--- START ---

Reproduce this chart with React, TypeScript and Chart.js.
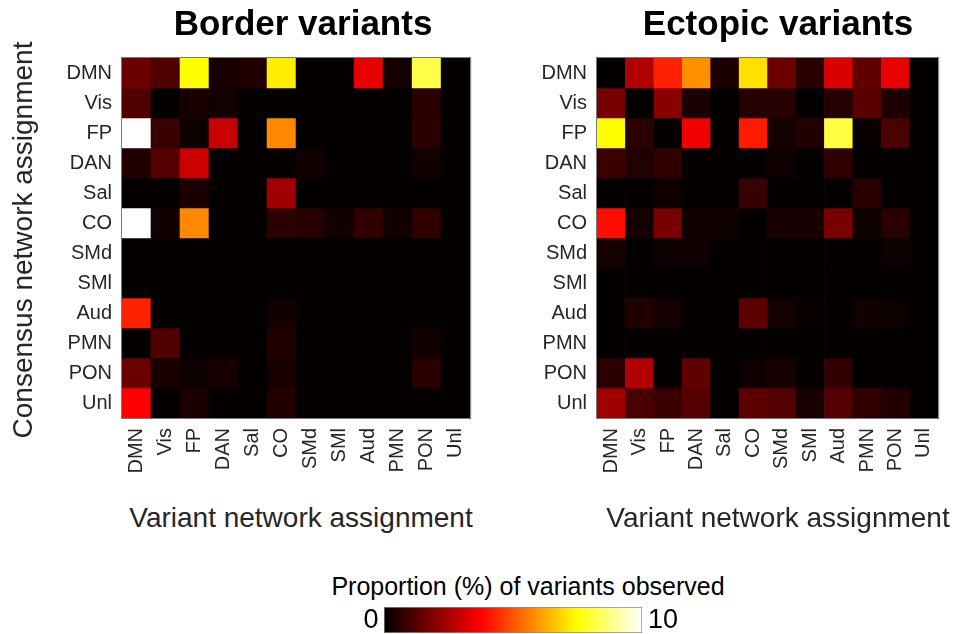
import React, { useEffect, useRef } from "react";
import { Chart, registerables } from "chart.js";

Chart.register(...registerables);

// ---------- data ----------
const NETWORKS = ["DMN", "Vis", "FP", "DAN", "Sal", "CO", "SMd", "SMl", "Aud", "PMN", "PON", "Unl"];

// rows = consensus network (top to bottom), columns = variant network (left to right), values in %
const BORDER_VALUES = [
  [1.57, 1.16, 7.5, 0.37, 0.47, 7.25, 0, 0, 3.38, 0.3, 8.2, 0],
  [1.18, 0, 0.35, 0.26, 0, 0, 0, 0, 0, 0, 0.6, 0],
  [10, 0.85, 0.18, 2.94, 0, 5.75, 0, 0, 0, 0, 0.62, 0],
  [0.5, 1.2, 3.0, 0, 0, 0, 0.24, 0, 0, 0, 0.24, 0],
  [0, 0, 0.38, 0, 0, 2.38, 0, 0, 0, 0, 0, 0],
  [10, 0.25, 5.75, 0, 0, 0.62, 0.56, 0.24, 0.7, 0.25, 0.7, 0],
  [0, 0, 0, 0, 0, 0, 0, 0, 0, 0, 0, 0],
  [0, 0, 0, 0, 0, 0, 0, 0, 0, 0, 0, 0],
  [4.25, 0, 0, 0, 0, 0.24, 0, 0, 0, 0, 0, 0],
  [0, 1.18, 0, 0, 0, 0.47, 0, 0, 0, 0, 0.24, 0],
  [1.56, 0.35, 0.18, 0.35, 0, 0.35, 0, 0, 0, 0, 0.59, 0],
  [3.75, 0, 0.38, 0, 0, 0.5, 0, 0, 0, 0, 0, 0],
];

const ECTOPIC_VALUES = [
  [0, 2.59, 4.22, 5.87, 0.38, 7.04, 1.56, 0.59, 3.18, 1.41, 3.41, 0],
  [1.76, 0, 2.03, 0.38, 0, 0.54, 0.53, 0, 0.54, 1.32, 0.38, 0],
  [7.5, 0.62, 0, 3.53, 0, 4.13, 0.31, 0.47, 8.13, 0.15, 1.06, 0],
  [0.85, 0.47, 0.71, 0, 0, 0, 0.21, 0, 0.68, 0, 0, 0],
  [0, 0, 0.21, 0, 0, 0.82, 0, 0, 0, 0.59, 0, 0],
  [3.96, 0.29, 1.76, 0.21, 0.21, 0, 0.35, 0.35, 1.76, 0.21, 0.59, 0],
  [0.32, 0, 0.18, 0.21, 0, 0, 0, 0, 0, 0, 0.21, 0],
  [0, 0, 0, 0, 0, 0, 0, 0, 0, 0, 0, 0],
  [0, 0.47, 0.29, 0, 0, 1.35, 0.29, 0.15, 0, 0.26, 0.18, 0],
  [0, 0, 0, 0, 0, 0, 0, 0, 0, 0, 0, 0],
  [0.62, 2.59, 0, 1.41, 0, 0.21, 0.32, 0, 0.74, 0, 0, 0],
  [2.35, 1.06, 0.85, 1.24, 0, 1.35, 1.24, 0.35, 1.24, 0.71, 0.5, 0],
];

const COLOR_MIN = 0;
const COLOR_MAX = 10;
const COLORBAR_TICKS = ["0", "10"];

// ---------- helpers ----------
const FONT = '"Liberation Sans", Arial, Helvetica, sans-serif';
const TICK_COLOR = "#262626";

function hot(v: number): string {
  const x = Math.max(0, Math.min(1, (v - COLOR_MIN) / (COLOR_MAX - COLOR_MIN)));
  const r = Math.min(1, x / 0.375);
  const g = Math.max(0, Math.min(1, (x - 0.375) / 0.375));
  const b = Math.max(0, Math.min(1, (x - 0.75) / 0.25));
  return `rgb(${Math.max(4, Math.round(r * 255))},${Math.round(g * 255)},${Math.round(b * 255)})`;
}

const framePlugin = {
  id: "frame",
  afterDatasetsDraw(chart: any) {
    const a = chart.chartArea;
    const ctx = chart.ctx;
    ctx.save();
    ctx.strokeStyle = "#7a7a7a";
    ctx.lineWidth = 1;
    ctx.strokeRect(a.left - 0.5, a.top - 0.5, a.right - a.left + 1, a.bottom - a.top + 1);
    ctx.restore();
  },
};

type HeatProps = {
  values: number[][];
  left: number;
  width: number;
  yAxisWidth: number;
};

const PLOT_TOP = 58;
const PLOT_SIZE = 360;
const CANVAS_H = 500;

function Heatmap({ values, left, width, yAxisWidth }: HeatProps) {
  const ref = useRef<HTMLCanvasElement>(null);
  useEffect(() => {
    const padRight = width - yAxisWidth - PLOT_SIZE;
    const chart = new Chart(ref.current as HTMLCanvasElement, {
      type: "bar",
      data: {
        labels: NETWORKS,
        datasets: values.map((row, i) => ({
          label: NETWORKS[i],
          data: row.map(() => [i, i + 1]),
          backgroundColor: row.map((v) => hot(v)),
          borderWidth: 0,
          grouped: false,
          barPercentage: 1,
          categoryPercentage: 1,
        })),
      } as any,
      options: {
        responsive: false,
        maintainAspectRatio: false,
        animation: false,
        events: [],
        layout: { padding: { left: 0, right: padRight, top: PLOT_TOP, bottom: 0 } },
        plugins: {
          legend: { display: false },
          tooltip: { enabled: false },
          title: { display: false },
        },
        scales: {
          x: {
            type: "category",
            offset: true,
            grid: { display: false, drawTicks: false },
            border: { display: false },
            ticks: {
              autoSkip: false,
              maxRotation: 90,
              minRotation: 90,
              padding: 10,
              color: TICK_COLOR,
              font: { family: FONT, size: 20 },
            },
            afterFit: (s: any) => {
              s.height = CANVAS_H - PLOT_TOP - PLOT_SIZE;
            },
          },
          y: {
            type: "linear",
            min: 0,
            max: NETWORKS.length,
            reverse: true,
            grid: { display: false, drawTicks: false },
            border: { display: false },
            afterBuildTicks: (s: any) => {
              s.ticks = NETWORKS.map((_, i) => ({ value: i + 0.5 }));
            },
            ticks: {
              autoSkip: false,
              padding: 10,
              color: TICK_COLOR,
              font: { family: FONT, size: 20 },
              callback: (_v: any, i: number) => NETWORKS[i],
            },
            afterFit: (s: any) => {
              s.width = yAxisWidth;
            },
          },
        },
      } as any,
      plugins: [framePlugin],
    });
    return () => chart.destroy();
  }, []);
  return (
    <canvas
      ref={ref}
      width={width}
      height={CANVAS_H}
      style={{ position: "absolute", left, top: 0, width, height: CANVAS_H, display: "block" }}
    />
  );
}

function ColorBar({ left, top, width, height }: { left: number; top: number; width: number; height: number }) {
  const ref = useRef<HTMLCanvasElement>(null);
  useEffect(() => {
    const chart = new Chart(ref.current as HTMLCanvasElement, {
      type: "bar",
      data: {
        labels: [""],
        datasets: [
          {
            data: [[COLOR_MIN, COLOR_MAX]],
            backgroundColor: (c: any) => {
              const a = c.chart.chartArea;
              if (!a) return "#000";
              const g = c.chart.ctx.createLinearGradient(a.left, 0, a.right, 0);
              const steps = 64;
              for (let k = 0; k <= steps; k++) {
                const t = k / steps;
                g.addColorStop(t, hot(COLOR_MIN + t * (COLOR_MAX - COLOR_MIN)));
              }
              return g;
            },
            borderColor: "#8a8a8a",
            borderWidth: 1,
            borderSkipped: false,
            barPercentage: 1,
            categoryPercentage: 1,
          },
        ],
      } as any,
      options: {
        indexAxis: "y",
        responsive: false,
        maintainAspectRatio: false,
        animation: false,
        events: [],
        layout: { padding: 0 },
        plugins: { legend: { display: false }, tooltip: { enabled: false } },
        scales: {
          x: { type: "linear", display: false, min: COLOR_MIN, max: COLOR_MAX },
          y: { display: false },
        },
      } as any,
    });
    return () => chart.destroy();
  }, []);
  return (
    <canvas
      ref={ref}
      width={width}
      height={height}
      style={{ position: "absolute", left, top, width, height, display: "block" }}
    />
  );
}

function Text({
  text,
  cx,
  top,
  size,
  bold,
  color,
  rotate,
}: {
  text: string;
  cx: number;
  top: number;
  size: number;
  bold?: boolean;
  color?: string;
  rotate?: boolean;
}) {
  const w = 600;
  return (
    <div
      style={{
        position: "absolute",
        left: cx - w / 2,
        top,
        width: w,
        height: size,
        lineHeight: `${size}px`,
        fontSize: size,
        fontFamily: FONT,
        fontWeight: bold ? 700 : 400,
        color: color || TICK_COLOR,
        textAlign: "center",
        whiteSpace: "nowrap",
        transform: rotate ? "rotate(-90deg)" : undefined,
        transformOrigin: "center center",
      }}
    >
      {text}
    </div>
  );
}

export default function App() {
  return (
    <div
      style={{
        position: "absolute",
        left: 0,
        top: 0,
        width: 958,
        height: 634,
        background: "#ffffff",
        overflow: "hidden",
      }}
    >
      <Heatmap values={BORDER_VALUES} left={0} width={490} yAxisWidth={122} />
      <Heatmap values={ECTOPIC_VALUES} left={480} width={478} yAxisWidth={117} />

      <Text text="Border variants" cx={303} top={5} size={35} bold color="#000" />
      <Text text="Ectopic variants" cx={778} top={5} size={35} bold color="#000" />

      <Text text="Variant network assignment" cx={301} top={504} size={28} />
      <Text text="Variant network assignment" cx={778} top={504} size={28} />

      <Text text="Consensus network assignment" cx={23} top={226} size={28} rotate />

      <Text text="Proportion (%) of variants observed" cx={528} top={574} size={25} color="#000" />
      <ColorBar left={384} top={607} width={258} height={26} />
      <Text text={COLORBAR_TICKS[0]} cx={371} top={606} size={27} color="#000" />
      <Text text={COLORBAR_TICKS[1]} cx={663} top={606} size={27} color="#000" />
    </div>
  );
}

--- END ---

## Exercise:
From the first line of the material down to the line containing "Chart.register(...registerables);", inclusive, return each line exactly, skipping any picture.

## Solution for this task:
Reproduce this chart with React, TypeScript and Chart.js.
import React, { useEffect, useRef } from "react";
import { Chart, registerables } from "chart.js";

Chart.register(...registerables);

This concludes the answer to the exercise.